The government on Friday said it had sold £1.24bn of shares to the bank via a buyback. The sale reduces its stake to 22.5 per cent, down from 38 per cent at the end of last year.

The latest disposal came after the Treasury suspended plans to sell shares to the public because of the election, which has been scheduled for July 4.

The retail share sale was part of a drive by the government to boost the UK stock market but it was put on hold last week after the election was announced, with the Treasury confirming it would not take place before then.

NatWest chief executive Paul Thwaite said the latest buyback was an “important milestone” for the bank and represented “further progress against the ambition to return NatWest Group to full private ownership”.

The government, which has been a shareholder in the bank since its £46bn bailout at the height of the financial crisis, is hoping to fully re-privatise it by 2026.

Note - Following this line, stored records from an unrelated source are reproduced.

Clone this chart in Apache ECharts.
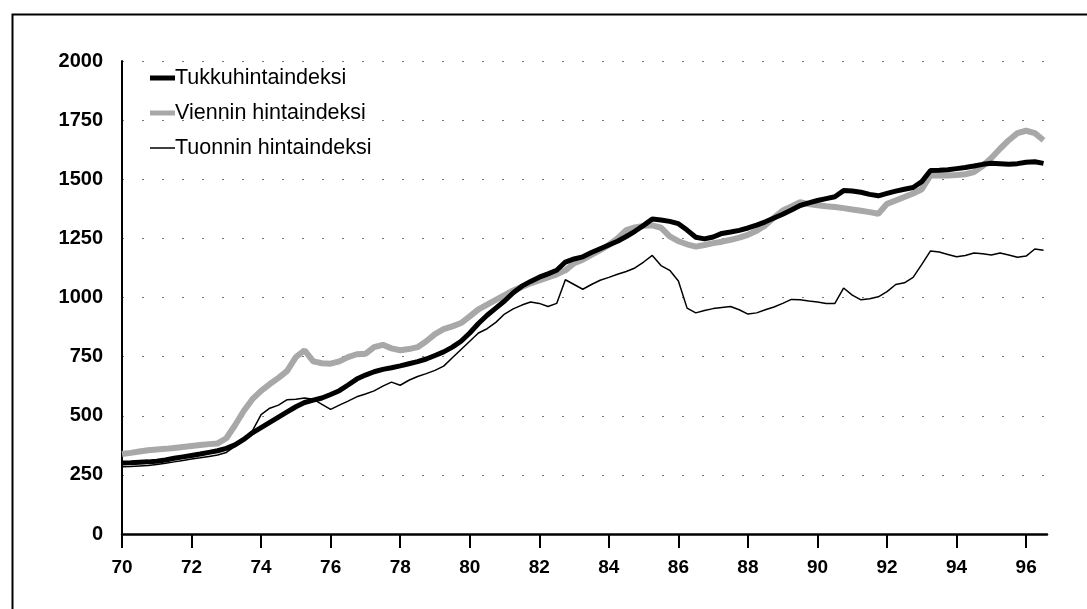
<!DOCTYPE html>
<html>
<head>
<meta charset="utf-8">
<script src="https://cdn.jsdelivr.net/npm/echarts@6/dist/echarts.min.js"></script>
<style>
html,body{margin:0;padding:0;background:#fff;}
#chart{width:1087px;height:609px;}
</style>
</head>
<body>
<div id="chart"></div>
<script>
var seriesNames = ['Tukkuhintaindeksi', 'Viennin hintaindeksi', 'Tuonnin hintaindeksi'];

var years = [];
for (var i = 0; i <= 106; i++) { years.push(70 + i * 0.25); }

var tukku = [
300,301,303,305, 308,313,320,326, 332,338,345,352, 362,377,400,428,
450,472,494,516, 538,556,566,575, 590,606,630,655, 672,686,696,703,
711,720,729,740, 755,770,790,815, 850,890,925,955, 985,1020,1048,1068,
1086,1100,1115,1150, 1163,1172,1190,1206, 1222,1238,1258,1280, 1305,1332,1328,1322,
1312,1285,1255,1248, 1256,1271,1277,1284, 1294,1306,1320,1336, 1352,1370,1389,1400,
1410,1418,1426,1452, 1450,1445,1436,1430, 1440,1450,1458,1465, 1490,1537,1538,1540,
1545,1550,1556,1563, 1568,1566,1563,1566, 1572,1574,1567
];

var viennin = [
338,343,349,354, 357,360,364,368, 372,376,380,383, 405,460,520,570,
605,634,660,690, 748,777,730,722, 720,730,748,760, 762,790,800,785,
777,782,790,815, 845,866,878,892, 920,950,970,990, 1010,1030,1045,1060,
1072,1085,1098,1115, 1145,1160,1180,1200, 1222,1250,1285,1296, 1303,1305,1295,1258,
1238,1225,1215,1222, 1230,1236,1244,1253, 1265,1282,1305,1338, 1368,1385,1403,1395,
1390,1386,1383,1378, 1372,1367,1361,1354, 1396,1410,1425,1440, 1458,1516,1517,1516,
1518,1521,1530,1556, 1590,1629,1665,1695, 1705,1695,1665
];

var tuonnin = [
284,285,288,290, 294,299,305,311, 317,322,328,334, 345,370,400,436,
505,532,545,568, 570,575,570,548, 527,545,562,580, 592,605,625,642,
629,650,666,678, 692,710,745,780, 815,850,868,895, 930,952,968,981,
975,962,975,1075, 1055,1035,1055,1073, 1085,1098,1110,1125, 1150,1178,1135,1115,
1070,955,935,945, 953,958,962,948, 930,935,948,960, 975,992,990,985,
981,975,975,1040, 1010,990,995,1003, 1025,1055,1062,1085, 1140,1197,1192,1182,
1172,1178,1188,1185, 1180,1188,1180,1170, 1175,1205,1200
];

var xTicks = [70,72,74,76,78,80,82,84,86,88,90,92,94,96];
var yTicks = [0,250,500,750,1000,1250,1500,1750,2000];

function pairs(vals) {
  return years.map(function (y, i) { return [y, vals[i]]; });
}

var font = 'Liberation Sans, Arial, Helvetica, sans-serif';
var chart = echarts.init(document.getElementById('chart'), null, {renderer: 'canvas'});
chart.setOption({
  animation: false,
  backgroundColor: '#fff',
  grid: {left: 122, top: 61, right: 40, bottom: 75, containLabel: false},
  graphic: [{
    type: 'rect', left: 10, top: 12,
    shape: {x: 0, y: 0, width: 1100, height: 620},
    style: {fill: 'none', stroke: '#000', lineWidth: 2},
    silent: true, z: 0
  }],
  legend: {
    orient: 'vertical', left: 145, top: 62,
    itemWidth: 25, itemHeight: 14, itemGap: 13,
    data: [
      {name: seriesNames[0], icon: 'path://M0,0h25v5h-25z', itemStyle: {color: '#000'}},
      {name: seriesNames[1], icon: 'path://M0,0h25v5h-25z', itemStyle: {color: '#a8a8a8'}},
      {name: seriesNames[2], icon: 'path://M0,0h25v1.5h-25z', itemStyle: {color: '#000'}}
    ],
    textStyle: {fontFamily: font, fontSize: 21.5, lineHeight: 22, color: '#000', padding: [0, 0, 0, -5]}
  },
  xAxis: {
    type: 'value', min: 70, max: 96.6, interval: 2,
    axisLine: {lineStyle: {color: '#000', width: 2.5}},
    axisTick: {show: true, length: 14, lineStyle: {color: '#000', width: 2}, customValues: xTicks},
    axisLabel: {
      customValues: xTicks, margin: 24, color: '#000',
      fontFamily: font, fontSize: 19, fontWeight: 'bold',
      formatter: function (v) { return String(v); }
    },
    splitLine: {show: false}
  },
  yAxis: {
    type: 'value', min: 0, max: 2000, interval: 250,
    axisLine: {show: true, lineStyle: {color: '#000', width: 2}},
    axisTick: {show: false},
    axisLabel: {
      customValues: yTicks, margin: 19, color: '#000',
      fontFamily: font, fontSize: 20, fontWeight: 'bold',
      formatter: function (v) { return String(v); }
    },
    splitLine: {show: true, lineStyle: {color: '#777', width: 1, type: [2, 18]}}
  },
  series: [
    {
      name: seriesNames[0], type: 'line', data: pairs(tukku),
      symbol: 'none', z: 4,
      lineStyle: {color: '#000', width: 5},
      itemStyle: {color: '#000'}
    },
    {
      name: seriesNames[1], type: 'line', data: pairs(viennin),
      symbol: 'none', z: 3,
      lineStyle: {color: '#a8a8a8', width: 6},
      itemStyle: {color: '#a8a8a8'}
    },
    {
      name: seriesNames[2], type: 'line', data: pairs(tuonnin),
      symbol: 'none', z: 5,
      lineStyle: {color: '#000', width: 1.5},
      itemStyle: {color: '#000'}
    }
  ]
});
</script>
</body>
</html>
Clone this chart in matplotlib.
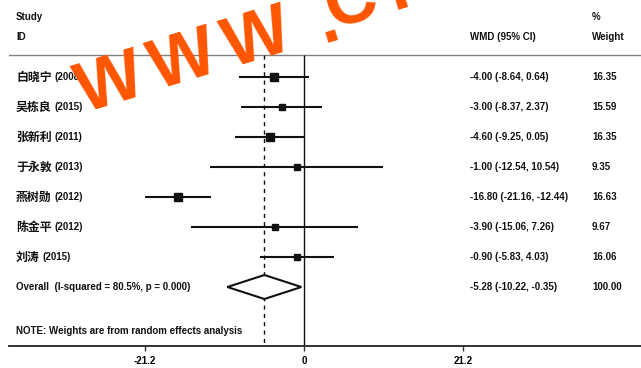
import numpy as np
import matplotlib
matplotlib.use("Agg")
import matplotlib.pyplot as plt

# study data
names = ["白晓宁", "吴栋良", "张新利", "于永敦", "燕树勋", "陈金平", "刘涛"]
years = ["2008", "2015", "2011", "2013", "2012", "2012", "2015"]
wmd = [-4.00, -3.00, -4.60, -1.00, -16.80, -3.90, -0.90]
ci_low = [-8.64, -8.37, -9.25, -12.54, -21.16, -15.06, -5.83]
ci_high = [0.64, 2.37, 0.05, 10.54, -12.44, 7.26, 4.03]
weights = [16.35, 15.59, 16.35, 9.35, 16.63, 9.67, 16.06]

overall_est = -5.28
overall_low = -10.22
overall_high = -0.35
i_squared = 80.5
p_value = 0.000

xticks = [-21.2, 0, 21.2]
xtick_labels = ["-21.2", "0", "21.2"]

W, H = 641, 368
fig = plt.figure(figsize=(W / 100, H / 100), dpi=100)
fig.patch.set_facecolor("white")

# axis spans from x pixel 9 to the right edge, bottom spine at pixel 346
ax = fig.add_axes([9 / W, (H - 346) / H, 1 - 9 / W, 346 / H])
px = 7.5  # pixels per unit
ax.set_xlim((9 - 304) / px, (W - 304) / px)
ax.set_ylim(1 + 269 / 30, 1 - 77 / 30)

for s in ["top", "left", "right"]:
    ax.spines[s].set_visible(False)
ax.spines["bottom"].set_color("#333333")
ax.spines["bottom"].set_linewidth(1.4)
ax.set_yticks([])
ax.set_xticks(xticks)
ax.set_xticklabels(xtick_labels, fontsize=7, fontweight="bold", family="Liberation Sans")
ax.tick_params(axis="x", length=3.5, width=1, color="#333333", pad=3.5)

txt = dict(fontsize=7, fontweight="bold", family="Liberation Sans", color="#111111", va="center")
cjk = dict(fontsize=8.6, fontweight="bold", family="Noto Sans CJK SC", color="#111111", va="center")

x_lab = (16 - 304) / px
x_wmd = (470 - 304) / px
x_wt = (592 - 304) / px

header_y = 1 - 22 / 30
ax.axhline(header_y, color="#808080", lw=1.0)
ax.text(x_lab, -1.0, "Study", **txt)
ax.text(x_lab, -1 / 3, "ID", **txt)
ax.text(x_wmd, -1 / 3, "WMD (95% CI)", **txt)
ax.text(x_wt, -1.0, "%", **txt)
ax.text(x_wt, -1 / 3, "Weight", **txt)

rows = np.arange(1, len(names) + 1)
ybot = ax.get_ylim()[0]
ax.vlines(0, header_y, ybot, color="#111111", lw=1.0)
ax.vlines(overall_est, header_y, ybot, color="#111111", lw=1.0, linestyles=(0, (3, 3)))

for r, n, yr, m, lo, hi, w in zip(rows, names, years, wmd, ci_low, ci_high, weights):
    ax.plot([lo, hi], [r, r], color="#111111", lw=1.5, solid_capstyle="butt")
    ax.plot(m, r, marker="s", color="#111111", ms=1.25 * np.sqrt(w))
    t = ax.text(x_lab, r, n, **cjk)
    ax.annotate("(%s)" % yr, xy=(1, 0.5), xycoords=t, xytext=(2, 0),
                textcoords="offset points", ha="left", **txt)
    ax.text(x_wmd, r, "%.2f (%.2f, %.2f)" % (m, lo, hi), **txt)
    ax.text(x_wt, r, "%.2f" % w, **txt)

# overall diamond
r_ov = len(names) + 1
dx = [overall_low, overall_est, overall_high, overall_est, overall_low]
dy = [r_ov, r_ov - 0.4, r_ov, r_ov + 0.4, r_ov]
ax.fill(dx, dy, facecolor="white", edgecolor="#111111", lw=1.5, zorder=3)
ax.text(x_lab, r_ov, "Overall  (I-squared = %.1f%%, p = %.3f)" % (i_squared, p_value), **txt)
ax.text(x_wmd, r_ov, "%.2f (%.2f, %.2f)" % (overall_est, overall_low, overall_high), **txt)
ax.text(x_wt, r_ov, "%.2f" % sum(weights), **txt)

ax.text(x_lab, 1 + 254 / 30, "NOTE: Weights are from random effects analysis", **txt)

# watermark, one glyph at a time along a tilted baseline
theta = 17.0
ct, st = np.cos(np.radians(theta)), np.sin(np.radians(theta))
x0, y0 = 115.5, 103
wm_chars = "WWW.C."
wm_steps = [0, 77, 154, 227, 252, 300]
wm_drop = [0, 0, 0, 3, -7, -8]
for ch, s, d in zip(wm_chars, wm_steps, wm_drop):
    bx, by = x0 + s * ct, y0 - s * st + d
    fig.text(bx / W, 1 - by / H, ch, fontsize=51, fontweight="bold", family="Liberation Sans",
             color="#FF5500", rotation=theta, rotation_mode="anchor",
             ha="center", va="baseline", zorder=10)

fig.savefig("out.png", dpi=100)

The state ceased to be its controlling shareholder earlier this year when it cut its stake below 30 per cent, freeing the bank from certain requirements such as holding two votes on appointing directors.

NatWest shareholders last month approved a proposal to increase the amount of shares it could buy back from the government in a year from just under 5 per cent to 15 per cent.

Shares in NatWest have risen more than 40 per cent since the start of the year. A row with politician Nigel Farage over the closure of his bank account at Coutts, the wealth manager owned by NatWest, last year toppled former chief executive Dame Alison Rose.

The bank made interim chief executive Thwaite permanent in February after a six-week selection process led by new chair Rick Haythornthwaite.